Ok, let’s start with a heavy hitter… Hard Conversations.
This can mean different things to different Speechies based on your definition of hard and how comfortable you feel with conversations.
If you grew up texting or avoiding hard conversations, especially about uncomfortable topics, then you might find you are having quite a few hard conversations as a working Speechie.
A conversation is only hard if you want it to be hard.
If you are like me, and prefer an easier road, then I would start with the wisdom of Brene Brown.
She shares that when you want to have an open conversation, you need to be vulnerable. You need to be able to sit next to the person (not across from them) and you have to be able to take responsibility for 50% of the load (or blame).
Often we rehearse conversations in our head, over and over again.

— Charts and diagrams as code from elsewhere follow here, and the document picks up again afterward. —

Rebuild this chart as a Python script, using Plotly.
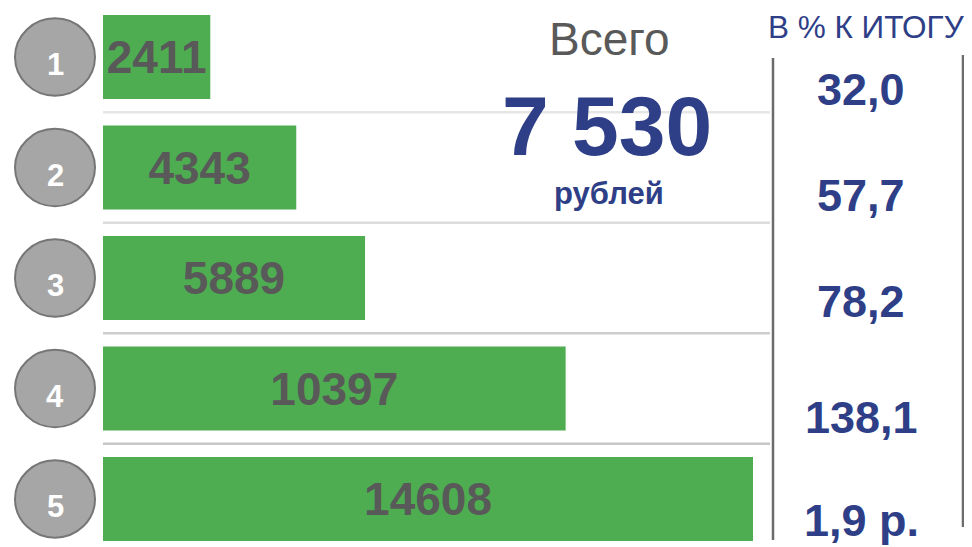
import plotly.graph_objects as go

# ---- data ----
categories = ["1", "2", "3", "4", "5"]
values = [2411, 4343, 5889, 10397, 14608]
share_labels = ["32,0", "57,7", "78,2", "138,1", "1,9 р."]
header_right = "В % К ИТОГУ"
total_title = "Всего"
total_value = "7 530"
total_unit = "рублей"

# ---- style / layout constants ----
W, H = 972, 547
OFF = 8  # page body margin offset
FONT = "Liberation Sans, Arial, sans-serif"
GREEN = "#4EAD50"
BLUE = "#2E3F87"
GRAY_TXT = "#595959"
PLOT_L, PLOT_R = 103 - OFF, 770 - OFF
PX_PER_UNIT = 650 / 14608.0


def px(x):
    return (x - OFF) / W


def py(y):
    return 1 - (y - OFF) / H


fig = go.Figure()
fig.add_trace(go.Bar(
    x=values,
    y=categories,
    orientation="h",
    marker=dict(color=GREEN, line=dict(width=0)),
    text=[str(v) for v in values],
    textposition="inside",
    insidetextanchor="middle",
    textangle=0,
    constraintext="none",
    textfont=dict(family=FONT, size=46, color=GRAY_TXT, weight="bold"),
    cliponaxis=False,
    hoverinfo="skip",
))

shapes = []
# separators between rows
sep_colors = ["#efefef", "#e6e6e6", "#dcdcdc", "#cdcdcd", "#c6c6c6"]
for k, c in zip(range(-1, len(categories) - 1), sep_colors):
    shapes.append(dict(type="line", xref="paper", yref="y",
                       x0=PLOT_L / W, x1=PLOT_R / W, y0=k + 0.5, y1=k + 0.5,
                       line=dict(color=c, width=2.5), layer="below"))
# numbered circles
for i, c in enumerate(categories):
    shapes.append(dict(type="circle", xref="paper", yref="y",
                       x0=px(15), x1=px(95), y0=i - 0.35, y1=i + 0.35,
                       fillcolor="#A6A6A6", line=dict(color="#767676", width=2)))
# vertical rules
shapes.append(dict(type="line", xref="paper", yref="paper",
                   x0=px(773), x1=px(773), y0=py(540), y1=py(58),
                   line=dict(color="#6B6B6B", width=2.5)))
shapes.append(dict(type="line", xref="paper", yref="paper",
                   x0=px(963), x1=px(963), y0=py(527), y1=py(55),
                   line=dict(color="#6B6B6B", width=2.5)))

annotations = []
for i, c in enumerate(categories):
    annotations.append(dict(xref="paper", yref="y", x=px(55), y=i + 0.07,
                            text=f"<b>{c}</b>", showarrow=False,
                            xanchor="center", yanchor="middle",
                            font=dict(family=FONT, size=31, color="white")))

share_y = [89, 195, 301, 417, 520]
for lab, yy in zip(share_labels, share_y):
    annotations.append(dict(xref="paper", yref="paper", x=px(861), y=py(yy),
                            text=f"<b>{lab}</b>", showarrow=False,
                            xanchor="center", yanchor="middle",
                            font=dict(family=FONT, size=45, color=BLUE)))

annotations += [
    dict(xref="paper", yref="paper", x=px(866), y=py(27), text=header_right,
         showarrow=False, xanchor="center", yanchor="middle",
         font=dict(family=FONT, size=31.5, color=BLUE)),
    dict(xref="paper", yref="paper", x=px(609), y=py(39), text=total_title,
         showarrow=False, xanchor="center", yanchor="middle",
         font=dict(family=FONT, size=46, color=GRAY_TXT)),
    dict(xref="paper", yref="paper", x=px(607), y=py(126), text=f"<b>{total_value}</b>",
         showarrow=False, xanchor="center", yanchor="middle",
         font=dict(family=FONT, size=84, color=BLUE)),
    dict(xref="paper", yref="paper", x=px(609), y=py(193), text=f"<b>{total_unit}</b>",
         showarrow=False, xanchor="center", yanchor="middle",
         font=dict(family=FONT, size=31, color=BLUE)),
]

row_step = 110.5
first_center = 57 - OFF
fig.update_layout(
    width=W, height=H,
    margin=dict(l=0, r=0, t=0, b=0),
    paper_bgcolor="white", plot_bgcolor="white",
    showlegend=False,
    bargap=1 - 84 / row_step,
    xaxis=dict(domain=[PLOT_L / W, PLOT_R / W],
               range=[0, (PLOT_R - PLOT_L) / PX_PER_UNIT],
               visible=False, fixedrange=True),
    yaxis=dict(domain=[0, 1], type="category",
               categoryorder="array", categoryarray=categories,
               range=[(H - first_center) / row_step, -first_center / row_step],
               visible=False, fixedrange=True),
    shapes=shapes,
    annotations=annotations,
)

fig.write_html("out.html")
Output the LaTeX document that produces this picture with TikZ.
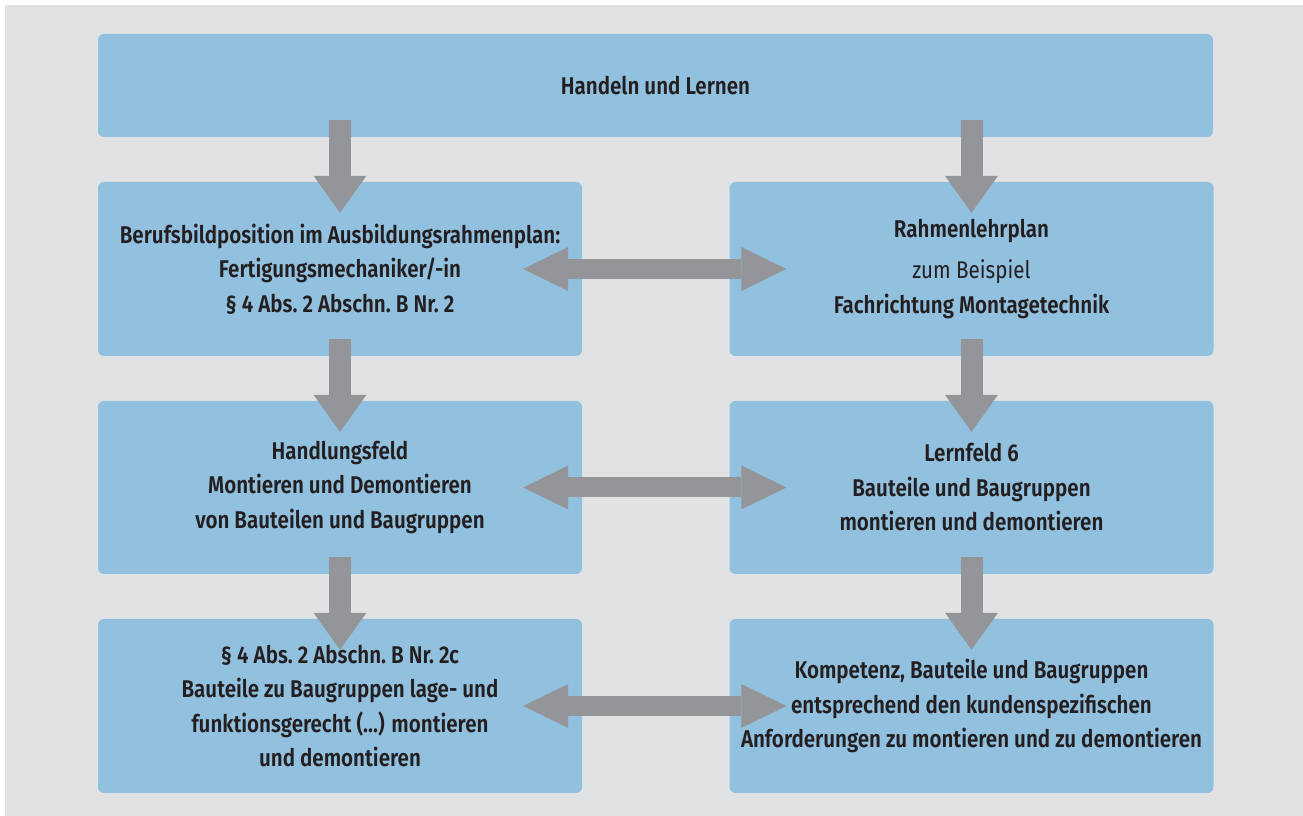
\documentclass[tikz,border=0pt]{standalone}
\usepackage{fontspec}
\setmainfont{Fira Sans}[FakeStretch=0.85, BoldFont={Fira Sans SemiBold}]
\usetikzlibrary{arrows.meta}

\definecolor{bgrey}{HTML}{E1E2E4}
\definecolor{boxblue}{HTML}{92C0DF}
\definecolor{arrowgrey}{HTML}{939598}
\definecolor{ink}{HTML}{231F20}

\begin{document}
\begin{tikzpicture}[x=1pt,y=1pt,
  box/.style={fill=boxblue, rounded corners=6pt, inner sep=0pt, text=ink,
    align=center, font=\bfseries\fontsize{24.2}{34.5}\selectfont},
  halfbox/.style={box, minimum width=484pt, minimum height=174pt},
  downarrow/.style={draw=arrowgrey, line width=22pt,
    -{Triangle[length=37pt 0 0, width=53pt 0 0, line width=0pt 0 0]}},
  twoway/.style={draw=arrowgrey, line width=20pt,
    {Triangle[length=45pt 0 0, width=44pt 0 0, line width=0pt 0 0]}-{Triangle[length=45pt 0 0, width=44pt 0 0, line width=0pt 0 0]}}
]
% canvas
\useasboundingbox (0,0) rectangle (1303,816);
\fill[white] (0,0) rectangle (1303,816);
\fill[bgrey] (5,0) rectangle (1303,811);

% boxes
\node[box, minimum width=1115pt, minimum height=103pt] (top) at (655.5,730.5) {Handeln und Lernen};

\node[halfbox] (l2) at (340,547) {Berufsbildposition im Ausbildungsrahmenplan:\\ Fertigungsmechaniker/-in\\ \S\ 4 Abs.\ 2 Abschn.\ B Nr.\ 2};
\node[halfbox] (r2) at (971.5,547) {Rahmenlehrplan\\[7pt] {\mdseries zum Beispiel}\\ Fachrichtung Montagetechnik};

\node[halfbox, minimum height=173pt] (l3) at (340,328.5) {Handlungsfeld\\ Montieren und Demontieren\\ von Bauteilen und Baugruppen};
\node[halfbox, minimum height=173pt] (r3) at (971.5,328.5) {Lernfeld 6\\ Bauteile und Baugruppen\\ montieren und demontieren};

\node[halfbox] (l4) at (340,110) {\S\ 4 Abs.\ 2 Abschn.\ B Nr.\ 2c\\ Bauteile zu Baugruppen lage- und\\ funktionsgerecht (...) montieren\\ und demontieren};
\node[halfbox] (r4) at (971.5,110) {Kompetenz, Bauteile und Baugruppen\\ entsprechend den kundenspezifischen\\ Anforderungen zu montieren und zu demontieren};

% downward arrows
\draw[downarrow] ([yshift=17pt]top.south -| l2.north) -- ([yshift=-31pt]l2.north);
\draw[downarrow] ([yshift=17pt]top.south -| r2.north) -- ([yshift=-31pt]r2.north);
\draw[downarrow] ([yshift=17pt]l2.south) -- ([yshift=-31pt]l3.north);
\draw[downarrow] ([yshift=17pt]r2.south) -- ([yshift=-31pt]r3.north);
\draw[downarrow] ([yshift=17pt]l3.south) -- ([yshift=-31pt]l4.north);
\draw[downarrow] ([yshift=17pt]r3.south) -- ([yshift=-31pt]r4.north);

% two-way arrows between the columns
\draw[twoway] ([xshift=-59pt]l2.east) -- ([xshift=57pt]r2.west);
\draw[twoway] ([xshift=-59pt]l3.east) -- ([xshift=57pt]r3.west);
\draw[twoway] ([xshift=-59pt]l4.east) -- ([xshift=57pt]r4.west);
\end{tikzpicture}
\end{document}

We expect certain answers. We expect certain outcomes. We go into these conversations wearing our invisible armour, often defensive, scared and eager to get the conversation done.
Then when we get the opposite outcome, the opposite of what we had hoped for, we are upset, frustrated and vindicated. ‘See I knew this would happen’. It’s an awful spiral. I know I hated it.
So now, I look at a conversation as just that. We are talking. I don’t rehearse it in my head. I don’t go in with an expected outcome. I understand that we might need to have many conversations to get a solution, an answer, an outcome. That’s perfect as every conversation builds trust, understanding and ease.
So whether you are mentioning to a parent that they may need to seek a paediatrican for their child.
Or letting a parent know that an autism assessment is needed.
Or asking your supervisor for time off.
Or asking your boss for a raise.
Remember it is a conversation. You are safe. There is no need to armour up.